Your task
Please transcribe the data that follows without the pictures, keeping every word the same.

Supplied data
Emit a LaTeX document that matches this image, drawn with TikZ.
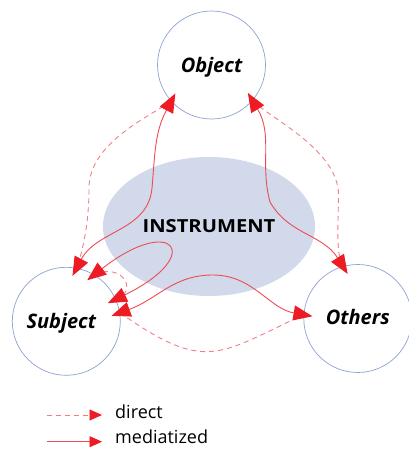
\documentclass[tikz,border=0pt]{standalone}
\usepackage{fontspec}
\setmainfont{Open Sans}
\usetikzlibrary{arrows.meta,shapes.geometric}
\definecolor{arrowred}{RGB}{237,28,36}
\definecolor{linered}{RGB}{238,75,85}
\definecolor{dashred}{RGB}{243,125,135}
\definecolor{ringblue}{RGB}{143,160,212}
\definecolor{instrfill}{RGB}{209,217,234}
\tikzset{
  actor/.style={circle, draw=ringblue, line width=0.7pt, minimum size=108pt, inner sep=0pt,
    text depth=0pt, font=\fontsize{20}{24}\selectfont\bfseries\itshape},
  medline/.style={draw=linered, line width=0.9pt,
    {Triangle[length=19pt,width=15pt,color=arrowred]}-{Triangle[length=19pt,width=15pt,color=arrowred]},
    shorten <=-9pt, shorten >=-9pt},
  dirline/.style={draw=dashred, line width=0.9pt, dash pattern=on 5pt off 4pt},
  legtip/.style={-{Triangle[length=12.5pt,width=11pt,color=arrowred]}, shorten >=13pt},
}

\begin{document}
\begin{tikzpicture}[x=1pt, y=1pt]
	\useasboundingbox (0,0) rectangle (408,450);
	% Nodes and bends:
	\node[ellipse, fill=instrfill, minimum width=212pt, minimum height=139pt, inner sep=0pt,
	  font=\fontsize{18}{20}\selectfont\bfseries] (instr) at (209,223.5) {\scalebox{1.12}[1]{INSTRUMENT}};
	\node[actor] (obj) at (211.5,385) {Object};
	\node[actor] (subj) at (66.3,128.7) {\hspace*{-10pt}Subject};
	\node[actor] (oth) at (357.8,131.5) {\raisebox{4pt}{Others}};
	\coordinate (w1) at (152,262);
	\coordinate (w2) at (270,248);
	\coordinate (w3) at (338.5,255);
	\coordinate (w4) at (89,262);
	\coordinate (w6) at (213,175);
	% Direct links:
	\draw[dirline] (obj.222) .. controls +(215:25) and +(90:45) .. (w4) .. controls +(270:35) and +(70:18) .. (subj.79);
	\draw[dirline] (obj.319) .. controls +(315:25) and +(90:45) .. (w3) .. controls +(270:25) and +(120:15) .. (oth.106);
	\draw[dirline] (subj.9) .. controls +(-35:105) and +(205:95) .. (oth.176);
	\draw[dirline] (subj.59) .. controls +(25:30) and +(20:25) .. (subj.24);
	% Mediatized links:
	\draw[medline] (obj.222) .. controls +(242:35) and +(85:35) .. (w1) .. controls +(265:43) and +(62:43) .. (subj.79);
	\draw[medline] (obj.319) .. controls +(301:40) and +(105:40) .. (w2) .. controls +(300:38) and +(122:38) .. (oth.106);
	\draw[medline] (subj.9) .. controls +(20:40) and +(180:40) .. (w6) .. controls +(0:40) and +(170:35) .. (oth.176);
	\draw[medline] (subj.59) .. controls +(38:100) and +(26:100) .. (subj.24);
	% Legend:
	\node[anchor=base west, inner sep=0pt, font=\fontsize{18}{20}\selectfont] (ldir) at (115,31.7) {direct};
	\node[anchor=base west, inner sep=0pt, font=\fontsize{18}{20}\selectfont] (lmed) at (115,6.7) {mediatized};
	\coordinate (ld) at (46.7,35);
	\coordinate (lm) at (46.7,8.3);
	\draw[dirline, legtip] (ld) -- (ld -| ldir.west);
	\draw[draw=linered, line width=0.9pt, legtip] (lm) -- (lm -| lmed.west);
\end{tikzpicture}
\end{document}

Complete response
Emit a LaTeX document that matches this image, drawn with TikZ.
\documentclass[tikz,border=0pt]{standalone}
\usepackage{fontspec}
\setmainfont{Open Sans}
\usetikzlibrary{arrows.meta,shapes.geometric}
\definecolor{arrowred}{RGB}{237,28,36}
\definecolor{linered}{RGB}{238,75,85}
\definecolor{dashred}{RGB}{243,125,135}
\definecolor{ringblue}{RGB}{143,160,212}
\definecolor{instrfill}{RGB}{209,217,234}
\tikzset{
  actor/.style={circle, draw=ringblue, line width=0.7pt, minimum size=108pt, inner sep=0pt,
    text depth=0pt, font=\fontsize{20}{24}\selectfont\bfseries\itshape},
  medline/.style={draw=linered, line width=0.9pt,
    {Triangle[length=19pt,width=15pt,color=arrowred]}-{Triangle[length=19pt,width=15pt,color=arrowred]},
    shorten <=-9pt, shorten >=-9pt},
  dirline/.style={draw=dashred, line width=0.9pt, dash pattern=on 5pt off 4pt},
  legtip/.style={-{Triangle[length=12.5pt,width=11pt,color=arrowred]}, shorten >=13pt},
}

\begin{document}
\begin{tikzpicture}[x=1pt, y=1pt]
	\useasboundingbox (0,0) rectangle (408,450);
	% Nodes and bends:
	\node[ellipse, fill=instrfill, minimum width=212pt, minimum height=139pt, inner sep=0pt,
	  font=\fontsize{18}{20}\selectfont\bfseries] (instr) at (209,223.5) {\scalebox{1.12}[1]{INSTRUMENT}};
	\node[actor] (obj) at (211.5,385) {Object};
	\node[actor] (subj) at (66.3,128.7) {\hspace*{-10pt}Subject};
	\node[actor] (oth) at (357.8,131.5) {\raisebox{4pt}{Others}};
	\coordinate (w1) at (152,262);
	\coordinate (w2) at (270,248);
	\coordinate (w3) at (338.5,255);
	\coordinate (w4) at (89,262);
	\coordinate (w6) at (213,175);
	% Direct links:
	\draw[dirline] (obj.222) .. controls +(215:25) and +(90:45) .. (w4) .. controls +(270:35) and +(70:18) .. (subj.79);
	\draw[dirline] (obj.319) .. controls +(315:25) and +(90:45) .. (w3) .. controls +(270:25) and +(120:15) .. (oth.106);
	\draw[dirline] (subj.9) .. controls +(-35:105) and +(205:95) .. (oth.176);
	\draw[dirline] (subj.59) .. controls +(25:30) and +(20:25) .. (subj.24);
	% Mediatized links:
	\draw[medline] (obj.222) .. controls +(242:35) and +(85:35) .. (w1) .. controls +(265:43) and +(62:43) .. (subj.79);
	\draw[medline] (obj.319) .. controls +(301:40) and +(105:40) .. (w2) .. controls +(300:38) and +(122:38) .. (oth.106);
	\draw[medline] (subj.9) .. controls +(20:40) and +(180:40) .. (w6) .. controls +(0:40) and +(170:35) .. (oth.176);
	\draw[medline] (subj.59) .. controls +(38:100) and +(26:100) .. (subj.24);
	% Legend:
	\node[anchor=base west, inner sep=0pt, font=\fontsize{18}{20}\selectfont] (ldir) at (115,31.7) {direct};
	\node[anchor=base west, inner sep=0pt, font=\fontsize{18}{20}\selectfont] (lmed) at (115,6.7) {mediatized};
	\coordinate (ld) at (46.7,35);
	\coordinate (lm) at (46.7,8.3);
	\draw[dirline, legtip] (ld) -- (ld -| ldir.west);
	\draw[draw=linered, line width=0.9pt, legtip] (lm) -- (lm -| lmed.west);
\end{tikzpicture}
\end{document}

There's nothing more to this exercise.